### Recorded information
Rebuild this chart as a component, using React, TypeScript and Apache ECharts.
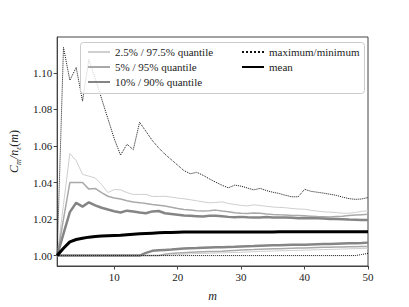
import React, { useEffect, useRef } from "react";
import * as echarts from "echarts";

const mValues = Array.from({ length: 50 }, (_, i) => i + 1);

const maxValues = [
  1.0, 1.114, 1.096, 1.103, 1.0846, 1.1075, 1.097, 1.086, 1.075, 1.064,
  1.055, 1.061, 1.058, 1.073, 1.068, 1.063, 1.059, 1.0555, 1.0525, 1.0495,
  1.0465, 1.0448, 1.0456, 1.044, 1.042, 1.0402, 1.0385, 1.0371, 1.0386, 1.038,
  1.037, 1.036, 1.0368, 1.0356, 1.0347, 1.034, 1.033, 1.0322, 1.0322, 1.0363,
  1.0352, 1.0347, 1.0342, 1.0336, 1.033, 1.032, 1.0312, 1.0308, 1.031, 1.0318,
];

const minValues = [
  1.0, 1.0, 1.0, 1.0, 1.0, 1.0, 1.0, 1.0, 1.0, 1.0,
  1.0, 1.0, 1.0, 1.0, 1.0, 1.0, 1.0, 1.0, 1.0, 1.0,
  1.0, 1.0, 1.0, 1.0, 1.0, 1.0, 1.0, 1.0, 1.0, 1.0,
  1.0, 1.0, 1.0, 1.0, 1.0, 1.0, 1.0, 1.0, 1.0, 1.0,
  1.0, 1.0, 1.0, 1.0, 1.0, 1.0, 1.0, 1.0, 1.0006, 1.0012,
];

const q975Values = [
  1.0, 1.028, 1.0559, 1.052, 1.0445, 1.0435, 1.0425, 1.039, 1.0345, 1.0362,
  1.036, 1.0345, 1.0335, 1.0335, 1.0335, 1.0324, 1.0324, 1.0325, 1.032, 1.0315,
  1.0311, 1.0306, 1.03, 1.0294, 1.0289, 1.0291, 1.0294, 1.0285, 1.028, 1.0275,
  1.0272, 1.0278, 1.0274, 1.027, 1.0266, 1.0264, 1.0262, 1.0258, 1.0255, 1.0254,
  1.0248, 1.0244, 1.024, 1.0238, 1.0236, 1.0232, 1.0232, 1.0236, 1.0242, 1.0246,
];

const q95Values = [
  1.0, 1.02, 1.04, 1.04, 1.04, 1.0364, 1.0368, 1.0345, 1.0325, 1.0315,
  1.031, 1.03, 1.0294, 1.029, 1.0285, 1.028, 1.0276, 1.0271, 1.0265, 1.0258,
  1.0253, 1.025, 1.0246, 1.0244, 1.0246, 1.0249, 1.0244, 1.024, 1.0235, 1.0232,
  1.023, 1.0233, 1.0232, 1.0228, 1.0225, 1.0223, 1.0222, 1.022, 1.022, 1.0218,
  1.0216, 1.0214, 1.0213, 1.0212, 1.0214, 1.0216, 1.022, 1.0222, 1.0224, 1.0226,
];

const q90Values = [
  1.0, 1.012, 1.0238, 1.0289, 1.0268, 1.0292, 1.0275, 1.0262, 1.0252, 1.0243,
  1.0236, 1.0246, 1.0242, 1.0236, 1.0232, 1.0242, 1.0244, 1.0232, 1.0228, 1.0224,
  1.022, 1.0218, 1.0216, 1.0214, 1.0218, 1.0218, 1.0215, 1.0212, 1.021, 1.0212,
  1.021, 1.0209, 1.0209, 1.0211, 1.0209, 1.0208, 1.0209, 1.0207, 1.0205, 1.0206,
  1.0204, 1.0205, 1.0203, 1.0201, 1.02, 1.0199, 1.0197, 1.0196, 1.0195, 1.0195,
];

const meanValues = [
  1.0, 1.004, 1.0075, 1.0088, 1.0095, 1.0101, 1.0105, 1.0107, 1.0109, 1.011,
  1.0111, 1.0114, 1.0117, 1.0119, 1.0121, 1.0123, 1.0125, 1.0126, 1.0127, 1.0128,
  1.0129, 1.0129, 1.0129, 1.0129, 1.0129, 1.0129, 1.0129, 1.0129, 1.0129, 1.0129,
  1.0129, 1.0129, 1.0129, 1.0129, 1.0129, 1.013, 1.013, 1.013, 1.013, 1.013,
  1.013, 1.013, 1.013, 1.013, 1.013, 1.013, 1.013, 1.013, 1.013, 1.013,
];

const q10Values = [
  1.0, 1.0, 1.0, 1.0, 1.0, 1.0, 1.0, 1.0, 1.0, 1.0,
  1.0, 1.0, 1.0, 1.0, 1.0015, 1.0026, 1.0029, 1.0031, 1.0033, 1.0036,
  1.0039, 1.004, 1.0041, 1.0043, 1.0044, 1.0045, 1.0046, 1.0047, 1.0048, 1.005,
  1.0051, 1.0052, 1.0054, 1.0055, 1.0056, 1.0057, 1.0058, 1.0059, 1.006, 1.006,
  1.0061, 1.0062, 1.0063, 1.0064, 1.0065, 1.0066, 1.0067, 1.0068, 1.0069, 1.0071,
];

const q05Values = [
  1.0, 1.0, 1.0, 1.0, 1.0, 1.0, 1.0, 1.0, 1.0, 1.0,
  1.0, 1.0, 1.0, 1.0, 1.0, 1.0, 1.0, 1.0008, 1.0012, 1.0014,
  1.0016, 1.0018, 1.002, 1.0021, 1.0022, 1.0023, 1.0024, 1.0026, 1.0028, 1.003,
  1.0032, 1.0033, 1.0035, 1.0036, 1.0037, 1.0038, 1.0039, 1.004, 1.0041, 1.0042,
  1.0043, 1.0044, 1.0045, 1.0046, 1.0047, 1.0047, 1.0048, 1.0049, 1.005, 1.005,
];

const q025Values = [
  1.0, 1.0, 1.0, 1.0, 1.0, 1.0, 1.0, 1.0, 1.0, 1.0,
  1.0, 1.0, 1.0, 1.0, 1.0, 1.0, 1.0, 1.0, 1.0003, 1.0006,
  1.0008, 1.001, 1.0011, 1.0012, 1.0013, 1.0014, 1.0015, 1.0016, 1.0017, 1.0018,
  1.002, 1.0021, 1.0023, 1.0024, 1.0025, 1.0026, 1.0027, 1.0028, 1.0029, 1.003,
  1.0031, 1.0032, 1.0033, 1.0034, 1.0035, 1.0036, 1.0037, 1.0038, 1.0039, 1.004,
];

const xTicks = [10, 20, 30, 40, 50];
const yTicks = [1.0, 1.02, 1.04, 1.06, 1.08, 1.1];

const NAME_Q25 = "2.5% / 97.5% quantile";
const NAME_Q5 = "5% / 95% quantile";
const NAME_Q10 = "10% / 90% quantile";
const NAME_MAX = "maximum/minimum";
const NAME_MEAN = "mean";

const FONT = "Liberation Serif";

function pairs(vals: number[]) {
  return vals.map((v, i) => [mValues[i], v]);
}

function lineSeries(name: string, vals: number[], color: string, width: number, type: string = "solid", z = 2) {
  return {
    type: "line",
    name,
    data: pairs(vals),
    symbol: "none",
    showSymbol: false,
    lineStyle: { color, width, type },
    itemStyle: { color },
    z,
  };
}

export default function App() {
  const ref = useRef<HTMLDivElement>(null);
  useEffect(() => {
    if (!ref.current) return;
    const chart = echarts.init(ref.current, null, { renderer: "svg" });
    const legendCommon = {
      orient: "vertical",
      top: 41,
      itemWidth: 22,
      itemHeight: 10,
      itemGap: 3,
      itemStyle: { opacity: 0 },
      textStyle: { fontSize: 11, fontFamily: FONT, color: "#222", lineHeight: 12 },
      z: 10,
    };
    chart.setOption({
      animation: false,
      grid: {
        left: 51,
        right: 41,
        top: 37,
        bottom: 35,
        show: true,
        borderColor: "#444",
        borderWidth: 1,
        backgroundColor: "transparent",
      },
      xAxis: {
        type: "value",
        min: 1,
        max: 50,
        axisLine: { show: true, onZero: false, lineStyle: { color: "#444", width: 1 } },
        axisTick: { show: true, customValues: xTicks, length: 3.5, lineStyle: { color: "#444" } },
        axisLabel: { customValues: xTicks, color: "#222", fontSize: 11, fontFamily: FONT, margin: 5 },
        splitLine: { show: false },
        name: "m",
        nameLocation: "middle",
        nameGap: 24,
        nameTextStyle: { fontStyle: "italic", fontSize: 12, fontFamily: FONT, color: "#222" },
      },
      yAxis: {
        type: "value",
        min: 0.9943,
        max: 1.1197,
        axisLine: { show: true, onZero: false, lineStyle: { color: "#444", width: 1 } },
        axisTick: { show: true, customValues: yTicks, length: 3.5, lineStyle: { color: "#444" } },
        axisLabel: {
          customValues: yTicks,
          color: "#222",
          fontSize: 11,
          fontFamily: FONT,
          margin: 5,
          formatter: (v: number) => v.toFixed(2),
        },
        splitLine: { show: false },
        name: "{a|C}{b|m}{a|/n}{b|ε}{r|(}{a|m}{r|)}",
        nameLocation: "middle",
        nameRotate: 90,
        nameGap: 33,
        nameTextStyle: {
          rich: {
            a: { fontSize: 12, fontStyle: "italic", fontFamily: FONT, color: "#222", lineHeight: 16 },
            r: { fontSize: 12, fontFamily: FONT, color: "#222", lineHeight: 16 },
            b: { fontSize: 8, fontStyle: "italic", fontFamily: FONT, color: "#222", lineHeight: 8, verticalAlign: "bottom" },
          },
        },
      },
      legend: [
        { ...legendCommon, data: [NAME_Q25, NAME_Q5, NAME_Q10], left: 82 },
        { ...legendCommon, data: [NAME_MAX, NAME_MEAN], left: 236 },
      ],
      graphic: [
        {
          type: "rect",
          left: 80,
          top: 42,
          z: 5,
          shape: { width: 284, height: 51, r: 3 },
          style: { fill: "rgba(255,255,255,0.8)", stroke: "#cccccc", lineWidth: 1 },
        },
      ],
      series: [
        lineSeries(NAME_Q25, q975Values, "#cfcfcf", 1),
        lineSeries(NAME_Q25, q025Values, "#cfcfcf", 1),
        lineSeries(NAME_Q5, q95Values, "#a9a9a9", 1.5),
        lineSeries(NAME_Q5, q05Values, "#a9a9a9", 1.5),
        lineSeries(NAME_Q10, q90Values, "#858585", 2.5),
        lineSeries(NAME_Q10, q10Values, "#858585", 2.5),
        lineSeries(NAME_MAX, maxValues, "#111", 1, "dotted", 3),
        lineSeries(NAME_MAX, minValues, "#111", 1, "dotted", 3),
        lineSeries(NAME_MEAN, meanValues, "#000", 3, "solid", 4),
      ],
    });
    return () => chart.dispose();
  }, []);
  return <div ref={ref} style={{ width: 409, height: 307, position: "absolute", left: 0, top: 0 }} />;
}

### Aim of the exercise
In the listing above, find each line with the word "React" and copy it.

### Answer to the exercise
Rebuild this chart as a component, using React, TypeScript and Apache ECharts.
import React, { useEffect, useRef } from "react";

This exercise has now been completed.